- _DATA SHOWN_
-- START --
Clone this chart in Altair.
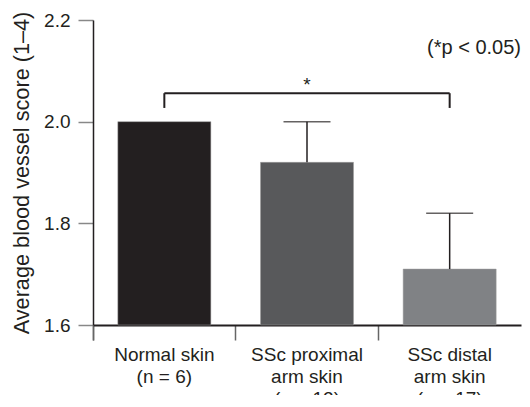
import altair as alt
import pandas as pd

categories = ["Normal skin\n(n = 6)", "SSc proximal\narm skin\n(n = 12)", "SSc distal\narm skin\n(n = 17)"]
means = [2.0, 1.92, 1.71]
errors = [0.0, 0.08, 0.11]
bar_colors = ["#231f20", "#58595b", "#808285"]
y_ticks = [1.6, 1.8, 2.0, 2.2]
y_min, y_max = 1.6, 2.2
bracket_y = 2.056
bracket_drop = 2.027
pnote_y = 2.133

FONT = "Liberation Sans"
YTITLE = "Average blood vessel score (1\u20134)"

df = pd.DataFrame({"cat": categories, "mean": means, "err": errors})
df["upper"] = df["mean"] + df["err"]
df_err = df[df["err"] > 0]

xscale = alt.Scale(domain=categories, paddingInner=0, paddingOuter=0)
yscale = alt.Scale(domain=[y_min, y_max], nice=False, zero=False)

xaxis = alt.Axis(labelExpr="split(datum.label, '\\n')", labelAngle=0, ticks=True,
                 bandPosition=0, tickExtra=True, tickSize=15, tickColor="#666666", tickWidth=1.5,
                 domain=True, domainColor="#231f20", domainWidth=2,
                 labelFont=FONT, labelFontSize=19, labelColor="#231f20",
                 labelLineHeight=22, labelPadding=5)
yaxis = alt.Axis(values=y_ticks, format=".1f", grid=False, ticks=True,
                 tickSize=15, tickColor="#888888", tickWidth=1.5,
                 domain=True, domainColor="#231f20", domainWidth=1.5,
                 labelFont=FONT, labelFontSize=19, labelColor="#231f20", labelPadding=8,
                 titleFont=FONT, titleFontSize=21.7, titleFontWeight="normal",
                 titleColor="#231f20", titlePadding=10)

X = lambda f, **kw: alt.X(f, scale=xscale, title=None, axis=xaxis, **kw)
Y = lambda f: alt.Y(f, scale=yscale, title=YTITLE, axis=yaxis)

bars = alt.Chart(df).mark_bar(stroke="#9a9a9a", strokeWidth=0.5, width=93).encode(
    x=X("cat:N"),
    y=Y("mean:Q"),
    y2=alt.datum(y_min),
    color=alt.Color("cat:N", scale=alt.Scale(domain=categories, range=bar_colors), legend=None),
)

err_line = alt.Chart(df_err).mark_rule(color="#231f20", strokeWidth=1.5).encode(
    x=X("cat:N"),
    y=Y("mean:Q"),
    y2="upper:Q",
)

err_cap = alt.Chart(df_err).mark_tick(color="#231f20", size=47, thickness=1.5).encode(
    x=X("cat:N"),
    y=Y("upper:Q"),
)

br_h = pd.DataFrame({"cat": [categories[0]], "b": [categories[2]], "y": [bracket_y]})
bracket_h = alt.Chart(br_h).mark_rule(color="#231f20", strokeWidth=2).encode(
    x=X("cat:N"),
    x2="b:N",
    y=Y("y:Q"),
)

br_v = pd.DataFrame({"cat": [categories[0], categories[2]], "y1": [bracket_drop] * 2, "y2": [bracket_y] * 2})
bracket_v = alt.Chart(br_v).mark_rule(color="#231f20", strokeWidth=2).encode(
    x=X("cat:N"),
    y=Y("y1:Q"),
    y2="y2:Q",
)

star_df = pd.DataFrame({"cat": [categories[1]], "y": [bracket_y], "t": ["*"]})
star = alt.Chart(star_df).mark_text(font=FONT, fontSize=19, color="#231f20",
                                    baseline="alphabetic", dy=-2).encode(
    x=X("cat:N"),
    y=Y("y:Q"),
    text="t:N",
)

note_df = pd.DataFrame({"cat": [categories[2]], "y": [pnote_y], "t": ["(*p < 0.05)"]})
note = alt.Chart(note_df).mark_text(font=FONT, fontSize=20, color="#231f20",
                                    baseline="alphabetic", align="right").encode(
    x=X("cat:N", bandPosition=1),
    y=Y("y:Q"),
    text="t:N",
)

chart = alt.layer(bars, err_line, err_cap, bracket_h, bracket_v, star, note).properties(
    width=428, height=305,
    autosize=alt.AutoSizeParams(type="none"),
    padding={"left": 85, "top": 12, "right": 1, "bottom": 70},
).configure_view(stroke=None)

chart.save("out.html", embed_options={"renderer": "svg", "actions": False})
-- END --
- _DIRECTIONS FOR THIS TASK_
Pictures are excluded; extract exactly the lines from the start of the data through the line that holds "Y = lambda f: alt.Y(f, scale=yscale, title=YTITLE, axis=yaxis)", both ends included.

- _RESULT FOR THIS TASK_
Clone this chart in Altair.
import altair as alt
import pandas as pd

categories = ["Normal skin\n(n = 6)", "SSc proximal\narm skin\n(n = 12)", "SSc distal\narm skin\n(n = 17)"]
means = [2.0, 1.92, 1.71]
errors = [0.0, 0.08, 0.11]
bar_colors = ["#231f20", "#58595b", "#808285"]
y_ticks = [1.6, 1.8, 2.0, 2.2]
y_min, y_max = 1.6, 2.2
bracket_y = 2.056
bracket_drop = 2.027
pnote_y = 2.133

FONT = "Liberation Sans"
YTITLE = "Average blood vessel score (1\u20134)"

df = pd.DataFrame({"cat": categories, "mean": means, "err": errors})
df["upper"] = df["mean"] + df["err"]
df_err = df[df["err"] > 0]

xscale = alt.Scale(domain=categories, paddingInner=0, paddingOuter=0)
yscale = alt.Scale(domain=[y_min, y_max], nice=False, zero=False)

xaxis = alt.Axis(labelExpr="split(datum.label, '\\n')", labelAngle=0, ticks=True,
                 bandPosition=0, tickExtra=True, tickSize=15, tickColor="#666666", tickWidth=1.5,
                 domain=True, domainColor="#231f20", domainWidth=2,
                 labelFont=FONT, labelFontSize=19, labelColor="#231f20",
                 labelLineHeight=22, labelPadding=5)
yaxis = alt.Axis(values=y_ticks, format=".1f", grid=False, ticks=True,
                 tickSize=15, tickColor="#888888", tickWidth=1.5,
                 domain=True, domainColor="#231f20", domainWidth=1.5,
                 labelFont=FONT, labelFontSize=19, labelColor="#231f20", labelPadding=8,
                 titleFont=FONT, titleFontSize=21.7, titleFontWeight="normal",
                 titleColor="#231f20", titlePadding=10)

X = lambda f, **kw: alt.X(f, scale=xscale, title=None, axis=xaxis, **kw)
Y = lambda f: alt.Y(f, scale=yscale, title=YTITLE, axis=yaxis)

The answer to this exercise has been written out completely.